What is expected: Copy each line where the word "this" occurs.

(Plotting code records)
□ □ □ □ □
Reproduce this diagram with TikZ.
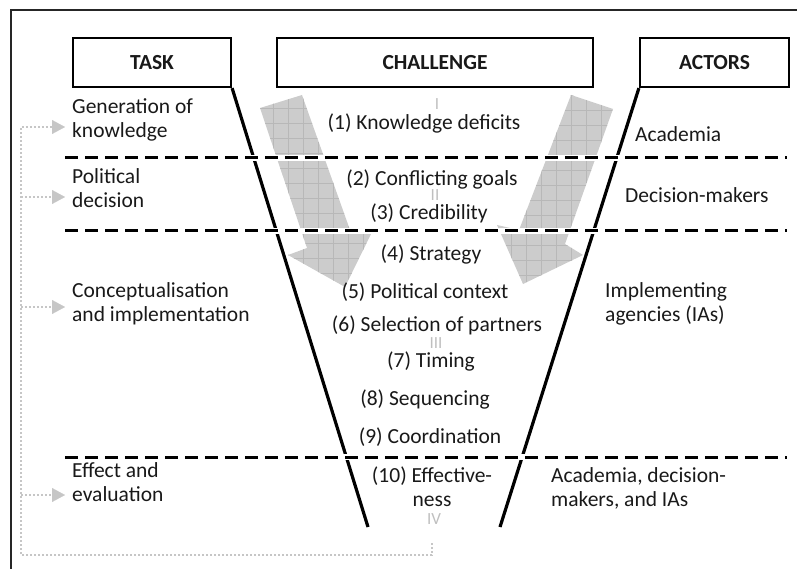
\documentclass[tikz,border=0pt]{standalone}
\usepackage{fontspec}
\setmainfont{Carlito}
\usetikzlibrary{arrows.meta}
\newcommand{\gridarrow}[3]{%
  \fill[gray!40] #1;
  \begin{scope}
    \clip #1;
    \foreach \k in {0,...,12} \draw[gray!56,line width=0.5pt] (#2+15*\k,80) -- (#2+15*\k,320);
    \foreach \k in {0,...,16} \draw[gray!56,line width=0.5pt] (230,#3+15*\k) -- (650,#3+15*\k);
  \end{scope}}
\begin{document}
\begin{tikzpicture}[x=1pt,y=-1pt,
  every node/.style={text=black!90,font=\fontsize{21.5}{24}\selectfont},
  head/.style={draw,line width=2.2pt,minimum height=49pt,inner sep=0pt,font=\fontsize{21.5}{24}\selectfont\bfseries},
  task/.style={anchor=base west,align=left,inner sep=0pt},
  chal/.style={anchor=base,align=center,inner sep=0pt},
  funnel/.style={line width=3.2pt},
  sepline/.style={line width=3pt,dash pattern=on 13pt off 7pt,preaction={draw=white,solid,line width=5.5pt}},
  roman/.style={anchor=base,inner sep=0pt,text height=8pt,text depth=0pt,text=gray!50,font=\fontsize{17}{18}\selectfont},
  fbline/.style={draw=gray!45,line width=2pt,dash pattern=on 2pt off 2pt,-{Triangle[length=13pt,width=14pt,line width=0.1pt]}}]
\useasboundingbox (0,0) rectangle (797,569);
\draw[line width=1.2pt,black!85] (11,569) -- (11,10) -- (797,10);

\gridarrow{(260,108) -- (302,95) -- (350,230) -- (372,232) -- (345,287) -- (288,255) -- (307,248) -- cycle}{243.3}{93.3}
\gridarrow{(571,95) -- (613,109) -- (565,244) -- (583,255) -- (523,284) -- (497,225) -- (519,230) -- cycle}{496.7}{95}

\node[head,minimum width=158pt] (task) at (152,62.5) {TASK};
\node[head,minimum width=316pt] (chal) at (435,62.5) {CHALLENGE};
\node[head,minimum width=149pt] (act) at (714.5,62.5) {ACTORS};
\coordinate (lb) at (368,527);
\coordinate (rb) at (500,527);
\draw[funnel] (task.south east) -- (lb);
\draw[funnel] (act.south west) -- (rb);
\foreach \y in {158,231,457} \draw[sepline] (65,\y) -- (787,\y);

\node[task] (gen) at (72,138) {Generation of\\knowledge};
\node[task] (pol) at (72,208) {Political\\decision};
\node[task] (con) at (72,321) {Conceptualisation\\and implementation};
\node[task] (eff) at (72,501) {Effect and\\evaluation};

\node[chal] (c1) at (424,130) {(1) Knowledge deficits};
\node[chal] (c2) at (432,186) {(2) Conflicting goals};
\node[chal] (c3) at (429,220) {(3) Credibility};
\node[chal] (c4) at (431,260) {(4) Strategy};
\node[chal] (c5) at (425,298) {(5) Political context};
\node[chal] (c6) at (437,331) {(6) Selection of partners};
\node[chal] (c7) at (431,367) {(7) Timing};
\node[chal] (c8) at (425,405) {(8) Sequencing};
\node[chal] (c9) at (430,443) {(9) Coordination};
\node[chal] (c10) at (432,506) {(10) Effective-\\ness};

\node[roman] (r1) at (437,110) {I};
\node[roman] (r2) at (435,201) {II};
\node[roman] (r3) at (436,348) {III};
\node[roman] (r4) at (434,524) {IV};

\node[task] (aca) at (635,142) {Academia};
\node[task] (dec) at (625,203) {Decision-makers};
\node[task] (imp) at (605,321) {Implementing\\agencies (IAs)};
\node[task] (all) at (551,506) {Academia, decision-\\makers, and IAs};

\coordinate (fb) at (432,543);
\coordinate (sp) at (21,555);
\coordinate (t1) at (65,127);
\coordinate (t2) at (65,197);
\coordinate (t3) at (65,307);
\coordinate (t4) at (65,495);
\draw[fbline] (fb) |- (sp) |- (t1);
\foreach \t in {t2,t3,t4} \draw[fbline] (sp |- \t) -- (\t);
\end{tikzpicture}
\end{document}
□ □ □ □ □
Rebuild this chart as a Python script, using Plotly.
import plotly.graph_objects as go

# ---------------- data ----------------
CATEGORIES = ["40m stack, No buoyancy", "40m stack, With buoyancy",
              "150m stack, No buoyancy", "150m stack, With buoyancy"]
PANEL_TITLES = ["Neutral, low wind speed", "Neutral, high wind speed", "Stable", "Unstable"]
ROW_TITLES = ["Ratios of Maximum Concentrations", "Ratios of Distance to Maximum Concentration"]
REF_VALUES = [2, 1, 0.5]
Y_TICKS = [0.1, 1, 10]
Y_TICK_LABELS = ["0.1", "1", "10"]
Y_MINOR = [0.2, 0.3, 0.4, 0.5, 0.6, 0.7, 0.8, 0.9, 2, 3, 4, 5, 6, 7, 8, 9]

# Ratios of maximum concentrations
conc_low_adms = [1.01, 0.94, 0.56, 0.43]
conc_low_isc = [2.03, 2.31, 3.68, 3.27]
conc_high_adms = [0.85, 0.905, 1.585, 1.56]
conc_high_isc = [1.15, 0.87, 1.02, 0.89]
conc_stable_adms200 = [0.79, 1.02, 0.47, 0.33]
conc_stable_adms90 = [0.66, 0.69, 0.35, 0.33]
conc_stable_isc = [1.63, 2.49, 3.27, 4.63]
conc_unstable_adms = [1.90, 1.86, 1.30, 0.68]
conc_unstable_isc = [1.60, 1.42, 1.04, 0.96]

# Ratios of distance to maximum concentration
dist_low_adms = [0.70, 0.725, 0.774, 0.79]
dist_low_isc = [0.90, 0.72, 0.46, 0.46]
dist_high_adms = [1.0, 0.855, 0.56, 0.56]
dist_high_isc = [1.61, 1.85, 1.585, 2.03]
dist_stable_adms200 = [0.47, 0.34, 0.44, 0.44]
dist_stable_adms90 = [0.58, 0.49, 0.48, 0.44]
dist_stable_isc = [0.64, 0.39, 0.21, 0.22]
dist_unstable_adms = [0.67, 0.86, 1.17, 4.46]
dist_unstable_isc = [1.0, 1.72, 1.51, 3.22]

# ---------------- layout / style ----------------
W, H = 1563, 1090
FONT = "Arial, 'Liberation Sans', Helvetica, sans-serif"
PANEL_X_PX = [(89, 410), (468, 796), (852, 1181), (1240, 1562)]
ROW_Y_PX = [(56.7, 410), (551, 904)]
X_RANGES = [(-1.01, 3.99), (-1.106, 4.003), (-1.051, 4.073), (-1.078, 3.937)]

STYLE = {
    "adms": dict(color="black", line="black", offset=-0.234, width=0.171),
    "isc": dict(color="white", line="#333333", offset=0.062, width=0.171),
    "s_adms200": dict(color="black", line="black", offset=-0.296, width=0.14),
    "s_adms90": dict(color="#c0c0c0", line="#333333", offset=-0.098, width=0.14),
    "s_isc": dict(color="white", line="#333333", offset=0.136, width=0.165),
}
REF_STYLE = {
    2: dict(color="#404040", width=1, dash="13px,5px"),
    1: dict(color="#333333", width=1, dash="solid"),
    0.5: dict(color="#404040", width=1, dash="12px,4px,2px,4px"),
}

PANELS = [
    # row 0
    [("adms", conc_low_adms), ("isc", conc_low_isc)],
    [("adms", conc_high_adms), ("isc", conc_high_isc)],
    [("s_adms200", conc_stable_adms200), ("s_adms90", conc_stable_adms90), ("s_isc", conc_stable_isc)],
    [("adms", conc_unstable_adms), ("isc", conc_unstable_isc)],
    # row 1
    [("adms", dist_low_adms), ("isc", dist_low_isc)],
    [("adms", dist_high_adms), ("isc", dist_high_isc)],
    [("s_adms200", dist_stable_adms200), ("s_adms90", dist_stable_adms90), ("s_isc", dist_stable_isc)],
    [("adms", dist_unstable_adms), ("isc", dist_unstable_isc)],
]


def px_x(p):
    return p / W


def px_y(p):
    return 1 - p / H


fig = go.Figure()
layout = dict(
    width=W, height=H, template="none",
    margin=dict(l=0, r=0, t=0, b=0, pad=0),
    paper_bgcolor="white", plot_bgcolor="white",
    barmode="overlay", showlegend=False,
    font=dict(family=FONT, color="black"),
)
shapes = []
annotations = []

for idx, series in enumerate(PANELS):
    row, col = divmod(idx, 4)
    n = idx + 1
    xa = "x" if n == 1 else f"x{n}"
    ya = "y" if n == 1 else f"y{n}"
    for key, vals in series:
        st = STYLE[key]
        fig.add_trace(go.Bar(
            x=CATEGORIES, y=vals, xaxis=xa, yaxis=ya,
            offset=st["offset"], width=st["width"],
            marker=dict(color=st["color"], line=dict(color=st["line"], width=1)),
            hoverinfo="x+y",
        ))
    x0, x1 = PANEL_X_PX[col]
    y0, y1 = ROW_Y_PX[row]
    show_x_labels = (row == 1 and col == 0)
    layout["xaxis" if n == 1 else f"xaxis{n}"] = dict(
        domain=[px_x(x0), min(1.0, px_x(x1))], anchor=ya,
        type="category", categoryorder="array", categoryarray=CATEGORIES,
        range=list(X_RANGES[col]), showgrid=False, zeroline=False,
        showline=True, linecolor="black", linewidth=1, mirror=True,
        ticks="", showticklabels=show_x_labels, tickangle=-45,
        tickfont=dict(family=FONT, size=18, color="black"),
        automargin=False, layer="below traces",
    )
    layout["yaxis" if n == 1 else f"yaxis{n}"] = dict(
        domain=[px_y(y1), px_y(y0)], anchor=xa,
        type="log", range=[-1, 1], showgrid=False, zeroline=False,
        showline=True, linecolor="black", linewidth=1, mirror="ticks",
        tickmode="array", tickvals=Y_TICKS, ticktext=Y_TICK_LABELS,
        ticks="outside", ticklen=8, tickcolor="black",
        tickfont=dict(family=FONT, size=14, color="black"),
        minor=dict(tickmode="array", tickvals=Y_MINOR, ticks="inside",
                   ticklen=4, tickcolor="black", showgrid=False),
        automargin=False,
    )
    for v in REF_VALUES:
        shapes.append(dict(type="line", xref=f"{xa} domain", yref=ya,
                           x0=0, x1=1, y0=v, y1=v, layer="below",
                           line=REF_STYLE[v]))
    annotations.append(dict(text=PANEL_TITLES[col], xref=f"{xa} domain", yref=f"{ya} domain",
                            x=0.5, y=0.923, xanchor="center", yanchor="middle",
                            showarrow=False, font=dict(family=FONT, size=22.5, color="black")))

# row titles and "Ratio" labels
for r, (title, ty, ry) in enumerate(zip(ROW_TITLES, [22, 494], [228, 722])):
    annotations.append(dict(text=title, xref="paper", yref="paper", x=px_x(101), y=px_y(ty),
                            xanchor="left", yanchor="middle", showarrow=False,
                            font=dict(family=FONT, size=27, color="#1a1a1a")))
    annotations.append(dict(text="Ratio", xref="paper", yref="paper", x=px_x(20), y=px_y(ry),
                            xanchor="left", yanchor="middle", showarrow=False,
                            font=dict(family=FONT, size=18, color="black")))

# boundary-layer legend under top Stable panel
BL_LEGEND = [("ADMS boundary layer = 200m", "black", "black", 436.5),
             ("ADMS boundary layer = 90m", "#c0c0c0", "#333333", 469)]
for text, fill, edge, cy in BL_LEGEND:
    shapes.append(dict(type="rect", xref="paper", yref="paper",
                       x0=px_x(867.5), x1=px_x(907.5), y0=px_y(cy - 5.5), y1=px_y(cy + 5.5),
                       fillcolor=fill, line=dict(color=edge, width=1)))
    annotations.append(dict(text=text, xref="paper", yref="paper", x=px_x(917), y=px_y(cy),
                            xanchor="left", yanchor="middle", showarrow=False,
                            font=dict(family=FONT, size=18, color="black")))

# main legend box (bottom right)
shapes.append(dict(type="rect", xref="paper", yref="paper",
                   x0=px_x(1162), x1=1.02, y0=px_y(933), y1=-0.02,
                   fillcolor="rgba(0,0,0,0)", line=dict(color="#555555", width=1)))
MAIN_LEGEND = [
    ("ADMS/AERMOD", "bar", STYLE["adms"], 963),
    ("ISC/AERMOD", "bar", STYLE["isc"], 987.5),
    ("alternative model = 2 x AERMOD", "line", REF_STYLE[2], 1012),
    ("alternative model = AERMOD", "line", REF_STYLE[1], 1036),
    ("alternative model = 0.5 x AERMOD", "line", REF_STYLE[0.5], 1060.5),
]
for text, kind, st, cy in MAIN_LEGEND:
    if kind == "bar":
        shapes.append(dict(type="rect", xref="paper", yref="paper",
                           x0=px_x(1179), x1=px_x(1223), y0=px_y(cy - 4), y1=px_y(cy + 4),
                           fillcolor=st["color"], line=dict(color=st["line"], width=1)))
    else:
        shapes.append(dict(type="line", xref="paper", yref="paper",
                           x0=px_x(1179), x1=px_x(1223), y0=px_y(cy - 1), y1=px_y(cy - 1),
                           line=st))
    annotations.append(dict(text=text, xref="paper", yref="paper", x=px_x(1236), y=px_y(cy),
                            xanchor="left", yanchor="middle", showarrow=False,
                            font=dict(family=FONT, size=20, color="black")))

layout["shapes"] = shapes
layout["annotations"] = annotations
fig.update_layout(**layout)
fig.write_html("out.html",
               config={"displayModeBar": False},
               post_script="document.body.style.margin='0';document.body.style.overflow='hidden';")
□ □ □ □ □
Result below:
Reproduce this diagram with TikZ.
Rebuild this chart as a Python script, using Plotly.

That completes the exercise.